Central to the concept is the premise that information age criminals, deviants, and the violently disturbed are psychopathological classifications new to humanity. Whether the offender is a cyberbully, cyberstalker, cyber harasser, cybercriminal, online sexual predator, cyberterrorist, internet troll, online child pornography consumer/distributor, or a person engaged in internet defamation or nefarious online deception, they fall within the scope of iPredator.

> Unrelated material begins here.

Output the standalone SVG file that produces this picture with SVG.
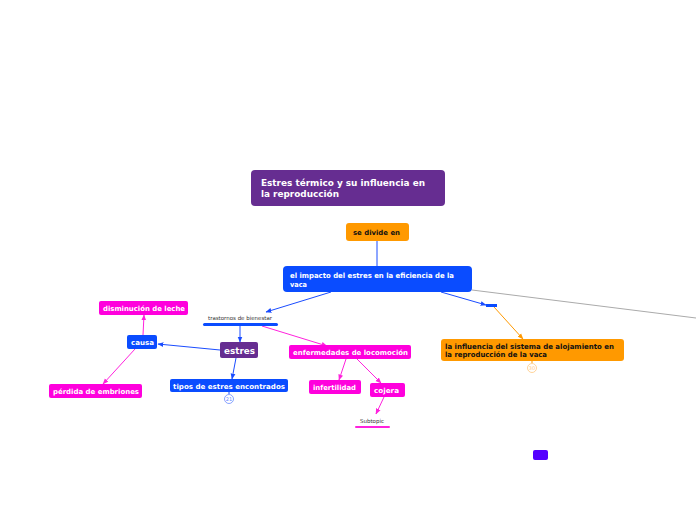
<svg xmlns="http://www.w3.org/2000/svg" width="696" height="520" viewBox="0 0 696 520">
<style>
text{font-family:"DejaVu Sans","Liberation Sans",sans-serif;font-weight:bold}
text.n{font-weight:normal}
.w{fill:#fff}
.k{fill:#111}
.blue{fill:#0a4cff}
.purple{fill:#662d91}
.orange{fill:#ff9900}
.mag{fill:#ff00dd}
.cb{stroke:#1a4cff;stroke-width:1;fill:none}
.cm{stroke:#ff22dd;stroke-width:1;fill:none}
.co{stroke:#ff9900;stroke-width:1;fill:none}
.badge{fill:#fff;stroke-width:0.8}
</style>
<defs>
<marker id="ab" viewBox="0 0 10 10" refX="9" refY="5" markerWidth="6" markerHeight="6" orient="auto"><path d="M0,1L10,5L0,9z" fill="#1a4cff"/></marker>
<marker id="am" viewBox="0 0 10 10" refX="9" refY="5" markerWidth="6" markerHeight="6" orient="auto"><path d="M0,1L10,5L0,9z" fill="#ff22dd"/></marker>
<marker id="ao" viewBox="0 0 10 10" refX="9" refY="5" markerWidth="6" markerHeight="6" orient="auto"><path d="M0,1L10,5L0,9z" fill="#ff9900"/></marker>
</defs>
<rect width="696" height="520" fill="#fff"/>
<g id="connectors">
<line class="cb" x1="377" y1="241" x2="377" y2="266"/>
<line class="cb" x1="331" y1="292" x2="266" y2="312" marker-end="url(#ab)"/>
<line class="cb" x1="240" y1="326" x2="240" y2="342" marker-end="url(#ab)"/>
<line class="cb" x1="220" y1="350" x2="158" y2="344" marker-end="url(#ab)"/>
<line class="cm" x1="143" y1="335" x2="144" y2="315" marker-end="url(#am)"/>
<line class="cm" x1="135" y1="349" x2="103" y2="384" marker-end="url(#am)"/>
<line class="cb" x1="236" y1="358" x2="232" y2="379" marker-end="url(#ab)"/>
<line class="cm" x1="262" y1="326" x2="327" y2="346" marker-end="url(#am)"/>
<line class="cm" x1="346" y1="359" x2="339" y2="380" marker-end="url(#am)"/>
<line class="cm" x1="357" y1="359" x2="381" y2="383" marker-end="url(#am)"/>
<line class="cm" x1="384" y1="397" x2="376" y2="414" marker-end="url(#am)"/>
<line class="cb" x1="441" y1="292" x2="486" y2="305" marker-end="url(#ab)"/>
<line class="co" x1="494" y1="307" x2="523" y2="339" marker-end="url(#ao)"/>
<line x1="472" y1="290" x2="696" y2="318" stroke="#aaa" stroke-width="1"/>
<line class="cb" x1="229" y1="392" x2="229" y2="394"/>
<line class="co" x1="532" y1="361" x2="532" y2="363"/>
</g>
<g id="title">
<rect class="purple" x="251" y="170" width="194" height="36" rx="4"/>
<text class="w" x="261" y="186" font-size="9" textLength="164" lengthAdjust="spacingAndGlyphs">Estres térmico y su influencia en</text>
<text class="w" x="261" y="197" font-size="9" textLength="78" lengthAdjust="spacingAndGlyphs">la reproducción</text>
</g>
<g id="se-divide">
<rect class="orange" x="346" y="223" width="63" height="18" rx="3"/>
<text class="k" x="353" y="234.5" font-size="7" textLength="47" lengthAdjust="spacingAndGlyphs">se divide en</text>
</g>
<g id="impacto">
<rect class="blue" x="283" y="266" width="189" height="26" rx="4"/>
<text class="w" x="290" y="278" font-size="7.2" textLength="164" lengthAdjust="spacingAndGlyphs">el impacto del estres en la eficiencia de la</text>
<text class="w" x="290" y="287" font-size="7.2" textLength="17" lengthAdjust="spacingAndGlyphs">vaca</text>
</g>
<g id="trastornos">
<text class="n" x="208" y="320" font-size="5.5" fill="#333" textLength="64" lengthAdjust="spacingAndGlyphs">trastornos de bienestar</text>
<rect x="203" y="323" width="75" height="3" rx="1.5" fill="#0a4cff"/>
</g>
<g id="estres">
<rect class="purple" x="220" y="342" width="38" height="16" rx="2"/>
<text class="w" x="224" y="353.5" font-size="9" textLength="31" lengthAdjust="spacingAndGlyphs">estres</text>
</g>
<g id="causa">
<rect class="blue" x="127" y="335" width="30" height="14" rx="2"/>
<text class="w" x="131" y="345" font-size="7" textLength="23" lengthAdjust="spacingAndGlyphs">causa</text>
</g>
<g id="disminucion">
<rect class="mag" x="99" y="301" width="89" height="14" rx="2"/>
<text class="w" x="103" y="311" font-size="7" textLength="82" lengthAdjust="spacingAndGlyphs">disminución de leche</text>
</g>
<g id="perdida">
<rect class="mag" x="49" y="384" width="93" height="14" rx="2"/>
<text class="w" x="53" y="394" font-size="7" textLength="86" lengthAdjust="spacingAndGlyphs">pérdida de embriones</text>
</g>
<g id="tipos">
<rect class="blue" x="170" y="379" width="118" height="13" rx="2"/>
<text class="w" x="173" y="388.5" font-size="7" textLength="112" lengthAdjust="spacingAndGlyphs">tipos de  estres encontrados</text>
<circle class="badge" cx="229" cy="399" r="4.5" stroke="#6a8cff"/>
<text class="n" x="229" y="401" font-size="5" fill="#6a8cff" text-anchor="middle">21</text>
</g>
<g id="enfermedades">
<rect class="mag" x="289" y="345" width="122" height="14" rx="2"/>
<text class="w" x="293" y="355" font-size="7" textLength="115" lengthAdjust="spacingAndGlyphs">enfermedades de locomoción</text>
</g>
<g id="infertilidad">
<rect class="mag" x="309" y="380" width="52" height="14" rx="2"/>
<text class="w" x="313" y="390" font-size="7" textLength="43" lengthAdjust="spacingAndGlyphs">infertilidad</text>
</g>
<g id="cojera">
<rect class="mag" x="370" y="383" width="35" height="14" rx="2"/>
<text class="w" x="374" y="393" font-size="7" textLength="25" lengthAdjust="spacingAndGlyphs">cojera</text>
</g>
<g id="subtopic">
<text class="n" x="360" y="423" font-size="5.5" fill="#333" textLength="24" lengthAdjust="spacingAndGlyphs">Subtopic</text>
<rect x="355" y="426" width="35" height="2" rx="1" fill="#ff22dd"/>
</g>
<g id="bar-node">
<rect x="486" y="304" width="11" height="3" fill="#0a4cff"/>
</g>
<g id="alojamiento">
<rect class="orange" x="441" y="339" width="183" height="22" rx="3"/>
<text class="k" x="445" y="348.5" font-size="7.2" textLength="169" lengthAdjust="spacingAndGlyphs">la influencia del sistema de alojamiento en</text>
<text class="k" x="445" y="357" font-size="7.2" textLength="102" lengthAdjust="spacingAndGlyphs">la reproducción de la vaca</text>
<circle class="badge" cx="532" cy="368" r="4.5" stroke="#ffc880"/>
<text class="n" x="532" y="370" font-size="5" fill="#ffc880" text-anchor="middle">30</text>
</g>
<g id="floating">
<rect x="533" y="450" width="15" height="10" rx="2" fill="#5500ff"/>
</g>
</svg>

The three criteria used to define an iPredator include:
- A self-awareness of causing harm to others, directly or indirectly, using ICT;
- The usage of ICT to obtain, tamper with, exchange and deliver harmful information;
- A general understanding of cyberstealth used to engage in criminal or deviant activities or to profile, locate, stalk, and engage a target.
Unlike human predators prior to the information age, iPredators rely on the multitude of benefits offered by ICT. The primary differentiators of this very modern kind of predation are also threefold: the unlimited distance over which data can be conveyed, the immediacy with which the data can be conveyed, and the unlimited scope of data that can be conveyed. The importance of these three vectors of capability cannot be overstated. In pre-information age societies, by contrast, a predator’s malicious activity was essentially local, slow-moving, and technologically constrained; the predator was limited to the area he could cover by car, to use an emblematic example, needed careful wooing or “casing” of his victim, and was restricted by the limitations of relatively crude technologies like the telephone.
In the abstract and artificial electronic universe known as cyberspace, none of these restrictive qualifiers obtain. Furthermore, there is a fourth advantage that ICT offers iPredators: anonymity. On the internet it is easy for iPredators to actively design online profiles and diversionary tactics to remain undetected and untraceable.